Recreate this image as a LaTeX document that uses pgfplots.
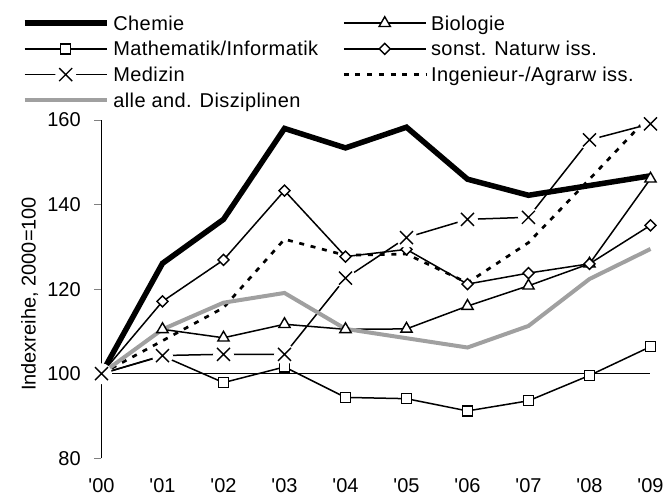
\documentclass[border=0pt]{standalone}
\usepackage{fontspec}
\setmainfont{Liberation Sans}
\newfontfamily\legfont{Liberation Sans}[LetterSpace=2]
\usepackage{pgfplots}
\pgfplotsset{compat=1.18}
\definecolor{grayline}{RGB}{160,160,160}
\pgfdeclareplotmark{xgap}{%
  \pgfpathcircle{\pgfpointorigin}{1.6\pgfplotmarksize}%
  \pgfsetfillcolor{white}\pgfusepathqfill
  \pgfpathmoveto{\pgfqpoint{-\pgfplotmarksize}{-\pgfplotmarksize}}%
  \pgfpathlineto{\pgfqpoint{\pgfplotmarksize}{\pgfplotmarksize}}%
  \pgfpathmoveto{\pgfqpoint{-\pgfplotmarksize}{\pgfplotmarksize}}%
  \pgfpathlineto{\pgfqpoint{\pgfplotmarksize}{-\pgfplotmarksize}}%
  \pgfusepathqstroke}
\pgfdeclareplotmark{diam}{%
  \pgfpathmoveto{\pgfqpoint{0pt}{\pgfplotmarksize}}%
  \pgfpathlineto{\pgfqpoint{\pgfplotmarksize}{0pt}}%
  \pgfpathlineto{\pgfqpoint{0pt}{-\pgfplotmarksize}}%
  \pgfpathlineto{\pgfqpoint{-\pgfplotmarksize}{0pt}}%
  \pgfpathclose\pgfusepathqfillstroke}
\begin{document}
\fontsize{20}{24}\selectfont
\begin{tikzpicture}
\path[use as bounding box] (0,0) rectangle (667pt,-497pt);
\begin{axis}[
  at={(101.5pt,-458.3pt)}, anchor=south west,
  scale only axis, width=549pt, height=338.3pt,
  xmin=0, xmax=9, ymin=80, ymax=160,
  clip=false,
  axis x line*=bottom, axis y line*=left,
  x axis line style={draw=none},
  y axis line style={line width=1pt},
  xtick={0,...,9},
  xticklabels={\textquotesingle 00,\textquotesingle 01,\textquotesingle 02,\textquotesingle 03,\textquotesingle 04,\textquotesingle 05,\textquotesingle 06,\textquotesingle 07,\textquotesingle 08,\textquotesingle 09},
  xtick style={draw=none},
  ytick={80,100,...,160},
  ytick style={line width=1pt},
  tick align=outside,
  major tick length=7pt,
  /pgf/number format/assume math mode=true,
  yticklabel style={xshift=-7pt},
  xticklabel style={yshift=-6pt},
  tick label style={font=\fontsize{20}{24}\selectfont},
  ylabel={Indexreihe, 2000=100},
  every axis y label/.style={at={(axis description cs:-0.131,0.486)}, rotate=90, anchor=center, font=\fontsize{20}{24}\selectfont},
  legend columns=2,
  legend cell align=left,
  legend style={draw=none, fill=none, inner sep=0pt,
    at={(axis description cs:-0.14536,1.3222)}, anchor=north west,
    row sep=1.7pt,
    nodes={inner sep=2pt, text height=17pt, text depth=3pt},
    font=\fontsize{20}{24}\legfont},
  legend image code/.code={\draw[mark repeat=2,mark phase=2,#1] plot coordinates {(0pt,0pt) (41pt,0pt) (82pt,0pt)}; \path (84pt,0pt);},
]
\addplot[black, line width=1pt, forget plot] coordinates {(0,100) (9,100)};

\addplot[black, line width=5.5pt] coordinates {
(0,100) (1,126.1) (2,136.5) (3,158) (4,153.4) (5,158.3) (6,146) (7,142.2) (8,144.5) (9,146.8)};
\addlegendentry{\makebox[227pt][l]{Chemie}}

\addplot[black, line width=1.5pt, mark=triangle*, mark size=6.5pt, mark options={fill=white, line width=1.4pt}] coordinates {
(0,100) (1,110.5) (2,108.5) (3,111.7) (4,110.5) (5,110.6) (6,116) (7,120.8) (8,126) (9,146.1)};
\addlegendentry{Biologie}

\addplot[black, line width=1.5pt, mark=square*, mark size=5pt, mark options={fill=white, line width=1.4pt}] coordinates {
(0,100) (1,104.2) (2,97.9) (3,101.6) (4,94.4) (5,94.1) (6,91.2) (7,93.6) (8,99.6) (9,106.4)};
\addlegendentry{\makebox[227pt][l]{Mathematik/Informatik}}

\addplot[black, line width=1.5pt, mark=diam, mark size=5.5pt, mark options={fill=white, line width=1.4pt}] coordinates {
(0,100) (1,117.1) (2,126.9) (3,143.3) (4,127.7) (5,129.4) (6,121.2) (7,123.8) (8,126) (9,135.1)};
\addlegendentry{sonst. Naturw iss.}

\addplot[black, line width=1.5pt, mark=xgap, mark size=6.5pt, mark options={line width=1.4pt}] coordinates {
(0,100) (1,104.3) (2,104.6) (3,104.6) (4,122.6) (5,132.2) (6,136.5) (7,137) (8,155.3) (9,159.1)};
\addlegendentry{\makebox[227pt][l]{Medizin}}

\addplot[black, line width=2.7pt, dash pattern=on 5pt off 6.7pt] coordinates {
(0,100) (1,107.8) (2,115.6) (3,131.8) (4,128) (5,128.3) (6,121.5) (7,131) (8,146) (9,161.2)};
\addlegendentry{Ingenieur-/Agrarw iss.}

\addplot[grayline, line width=4pt] coordinates {
(0,100) (1,110.5) (2,116.8) (3,119.1) (4,110.6) (5,108.4) (6,106.2) (7,111.3) (8,122.4) (9,129.5)};
\addlegendentry{\makebox[227pt][l]{alle and. Disziplinen}}
\end{axis}
\end{tikzpicture}
\end{document}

-*-*-

§ **TASK**: Repeat the listing in full and exactly. Leave any pictures out.

§ **WRITTEN RESPONSE**:
Recreate this image as a LaTeX document that uses pgfplots.
\documentclass[border=0pt]{standalone}
\usepackage{fontspec}
\setmainfont{Liberation Sans}
\newfontfamily\legfont{Liberation Sans}[LetterSpace=2]
\usepackage{pgfplots}
\pgfplotsset{compat=1.18}
\definecolor{grayline}{RGB}{160,160,160}
\pgfdeclareplotmark{xgap}{%
  \pgfpathcircle{\pgfpointorigin}{1.6\pgfplotmarksize}%
  \pgfsetfillcolor{white}\pgfusepathqfill
  \pgfpathmoveto{\pgfqpoint{-\pgfplotmarksize}{-\pgfplotmarksize}}%
  \pgfpathlineto{\pgfqpoint{\pgfplotmarksize}{\pgfplotmarksize}}%
  \pgfpathmoveto{\pgfqpoint{-\pgfplotmarksize}{\pgfplotmarksize}}%
  \pgfpathlineto{\pgfqpoint{\pgfplotmarksize}{-\pgfplotmarksize}}%
  \pgfusepathqstroke}
\pgfdeclareplotmark{diam}{%
  \pgfpathmoveto{\pgfqpoint{0pt}{\pgfplotmarksize}}%
  \pgfpathlineto{\pgfqpoint{\pgfplotmarksize}{0pt}}%
  \pgfpathlineto{\pgfqpoint{0pt}{-\pgfplotmarksize}}%
  \pgfpathlineto{\pgfqpoint{-\pgfplotmarksize}{0pt}}%
  \pgfpathclose\pgfusepathqfillstroke}
\begin{document}
\fontsize{20}{24}\selectfont
\begin{tikzpicture}
\path[use as bounding box] (0,0) rectangle (667pt,-497pt);
\begin{axis}[
  at={(101.5pt,-458.3pt)}, anchor=south west,
  scale only axis, width=549pt, height=338.3pt,
  xmin=0, xmax=9, ymin=80, ymax=160,
  clip=false,
  axis x line*=bottom, axis y line*=left,
  x axis line style={draw=none},
  y axis line style={line width=1pt},
  xtick={0,...,9},
  xticklabels={\textquotesingle 00,\textquotesingle 01,\textquotesingle 02,\textquotesingle 03,\textquotesingle 04,\textquotesingle 05,\textquotesingle 06,\textquotesingle 07,\textquotesingle 08,\textquotesingle 09},
  xtick style={draw=none},
  ytick={80,100,...,160},
  ytick style={line width=1pt},
  tick align=outside,
  major tick length=7pt,
  /pgf/number format/assume math mode=true,
  yticklabel style={xshift=-7pt},
  xticklabel style={yshift=-6pt},
  tick label style={font=\fontsize{20}{24}\selectfont},
  ylabel={Indexreihe, 2000=100},
  every axis y label/.style={at={(axis description cs:-0.131,0.486)}, rotate=90, anchor=center, font=\fontsize{20}{24}\selectfont},
  legend columns=2,
  legend cell align=left,
  legend style={draw=none, fill=none, inner sep=0pt,
    at={(axis description cs:-0.14536,1.3222)}, anchor=north west,
    row sep=1.7pt,
    nodes={inner sep=2pt, text height=17pt, text depth=3pt},
    font=\fontsize{20}{24}\legfont},
  legend image code/.code={\draw[mark repeat=2,mark phase=2,#1] plot coordinates {(0pt,0pt) (41pt,0pt) (82pt,0pt)}; \path (84pt,0pt);},
]
\addplot[black, line width=1pt, forget plot] coordinates {(0,100) (9,100)};

\addplot[black, line width=5.5pt] coordinates {
(0,100) (1,126.1) (2,136.5) (3,158) (4,153.4) (5,158.3) (6,146) (7,142.2) (8,144.5) (9,146.8)};
\addlegendentry{\makebox[227pt][l]{Chemie}}

\addplot[black, line width=1.5pt, mark=triangle*, mark size=6.5pt, mark options={fill=white, line width=1.4pt}] coordinates {
(0,100) (1,110.5) (2,108.5) (3,111.7) (4,110.5) (5,110.6) (6,116) (7,120.8) (8,126) (9,146.1)};
\addlegendentry{Biologie}

\addplot[black, line width=1.5pt, mark=square*, mark size=5pt, mark options={fill=white, line width=1.4pt}] coordinates {
(0,100) (1,104.2) (2,97.9) (3,101.6) (4,94.4) (5,94.1) (6,91.2) (7,93.6) (8,99.6) (9,106.4)};
\addlegendentry{\makebox[227pt][l]{Mathematik/Informatik}}

\addplot[black, line width=1.5pt, mark=diam, mark size=5.5pt, mark options={fill=white, line width=1.4pt}] coordinates {
(0,100) (1,117.1) (2,126.9) (3,143.3) (4,127.7) (5,129.4) (6,121.2) (7,123.8) (8,126) (9,135.1)};
\addlegendentry{sonst. Naturw iss.}

\addplot[black, line width=1.5pt, mark=xgap, mark size=6.5pt, mark options={line width=1.4pt}] coordinates {
(0,100) (1,104.3) (2,104.6) (3,104.6) (4,122.6) (5,132.2) (6,136.5) (7,137) (8,155.3) (9,159.1)};
\addlegendentry{\makebox[227pt][l]{Medizin}}

\addplot[black, line width=2.7pt, dash pattern=on 5pt off 6.7pt] coordinates {
(0,100) (1,107.8) (2,115.6) (3,131.8) (4,128) (5,128.3) (6,121.5) (7,131) (8,146) (9,161.2)};
\addlegendentry{Ingenieur-/Agrarw iss.}

\addplot[grayline, line width=4pt] coordinates {
(0,100) (1,110.5) (2,116.8) (3,119.1) (4,110.6) (5,108.4) (6,106.2) (7,111.3) (8,122.4) (9,129.5)};
\addlegendentry{\makebox[227pt][l]{alle and. Disziplinen}}
\end{axis}
\end{tikzpicture}
\end{document}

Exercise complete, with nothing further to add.